Their performance gave Phelps a solid chance at claiming a second Olympic gold medal when he joins the team for Monday morning's final.
"We definitely don't look at it like pressure on us," Ben Wildman-Tobriner said about keeping Phelps' bid for eight gold medals alive. "We look at it like being part of history."
Nathan Adrian, Cullen Jones, Wildman-Tobriner and Matt Grevers won their relay heat in 3 minutes, 12.23 seconds, erasing the old mark of 3:12.46 set by the U.S. at the 2006 Pan Pacific championships in Victoria, British Columbia.
Jones was part of the team that owned the previous record, becoming the first black swimmer to set a long-course world mark.
"A lot of people said this was the weaker of the two (freestyle) relays. The four of us set out to do something that not a lot of people thought we could do," he said. "We weren't afraid to feel the pain, which is why I'm so dizzy right now."
Besides qualifying first, Jones had the fastest 100 split of 47.61 seconds among his teammates and will join Phelps, Jason Lezak and Garrett Weber-Gale in the final.
The U.S. has not won the event at the Olympics since 1996, taking silver in 2000 and bronze in 2004. The Americans will be challenged by France, which qualified second in 3:12.36 and will be trying to win its first relay medal in 56 years.
Sprint star Alain Bernard and Fabien Gilot also were back at the village resting in preparation for joining Amaury Leveaux and Frederick Bousquet in the final.
Bernard was quoted as saying earlier in the week that the French would "smash" the Americans.

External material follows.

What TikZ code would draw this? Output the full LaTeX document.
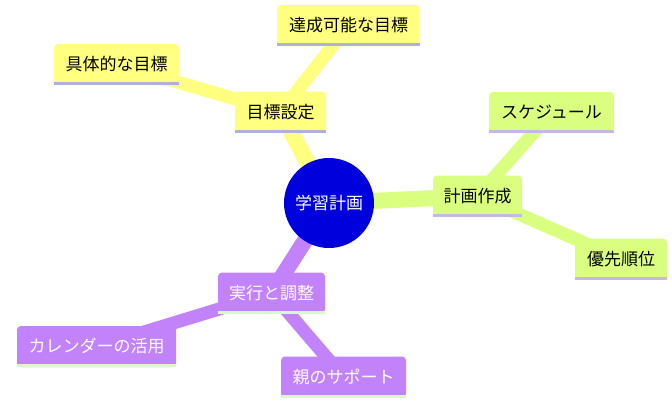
\documentclass[tikz,border=0pt]{standalone}
\usepackage{fontspec}
\setmainfont{Noto Sans CJK JP}
\pgfdeclarelayer{bg}
\pgfsetlayers{bg,main}
\definecolor{secY}{HTML}{FFFF80}
\definecolor{secG}{HTML}{DAFF80}
\definecolor{secP}{HTML}{C282FA}
\definecolor{lineY}{HTML}{B0B0DC}
\definecolor{lineG}{HTML}{C8B6E6}
\definecolor{lineP}{HTML}{DDF7CC}
\definecolor{rootblue}{HTML}{0000DD}
\begin{document}
\begin{tikzpicture}[x=1pt,y=-1pt,
  mmbox/.style={rectangle, rounded corners=4pt, minimum height=41pt, inner sep=0pt,
    font=\fontsize{17}{20}\selectfont},
  ybox/.style={mmbox, fill=secY, text=black},
  gbox/.style={mmbox, fill=secG, text=black},
  pbox/.style={mmbox, fill=secP, text=white},
  rootnode/.style={circle, fill=rootblue, text=white, minimum size=90pt, inner sep=0pt,
    font=\fontsize{17}{20}\selectfont},
  mainedge/.style={line width=16pt},
  leafedge/.style={line width=13pt}]
\useasboundingbox (0,0) rectangle (672,405);

\node[rootnode] (C) at (329,203) {学習計画};

\node[ybox, minimum width=91pt] (g) at (280.5,112) {目標設定};
\node[ybox, minimum width=125pt] (g1) at (116.5,64.5) {具体的な目標};
\node[ybox, minimum width=143pt] (g2) at (348.5,25.5) {達成可能な目標};

\node[gbox, minimum width=89pt] (p) at (477.5,196) {計画作成};
\node[gbox, minimum width=125pt] (p1) at (551.5,112.5) {スケジュール};
\node[gbox, minimum width=92pt] (p2) at (621,259) {優先順位};

\node[pbox, minimum width=107pt] (e) at (271.5,293) {実行と調整};
\node[pbox, minimum width=159pt] (e1) at (96.5,346.5) {カレンダーの活用};
\node[pbox, minimum width=125pt] (e2) at (343.5,377) {親のサポート};

\foreach \n/\c in {g/lineY,g1/lineY,g2/lineY,p/lineG,p1/lineG,p2/lineG,e/lineP,e1/lineP,e2/lineP}
  \fill[\c] (\n.south west) rectangle ([yshift=3pt]\n.south east);

\begin{pgfonlayer}{bg}
\draw[mainedge, secY] (C.center) -- (g.center);
\draw[leafedge, secY] (g.center) -- (g1.center);
\draw[leafedge, secY] (g.center) -- (g2.center);
\draw[mainedge, secG] (C.center) -- (p.center);
\draw[leafedge, secG] (p.center) -- (p1.center);
\draw[leafedge, secG] (p.center) -- (p2.center);
\draw[mainedge, secP] (C.center) -- (e.center);
\draw[leafedge, secP] (e.center) -- (e1.center);
\draw[leafedge, secP] (e.center) -- (e2.center);
\end{pgfonlayer}
\end{tikzpicture}
\end{document}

"There were words said ... but we know they're a force to be reckoned with and we're going to have to go against them," Jones said.
Meanwhile, Phelps took it easy about nine hours after winning his first gold of these games with a world record in the 400 individual medley. That launched him on his way toward breaking Mark Spitz's record of seven gold medals in a single games.
The 23-year-old American superstar qualified fourth-fastest in the 200 free preliminaries, never leading his heat before touching in 1:46.48.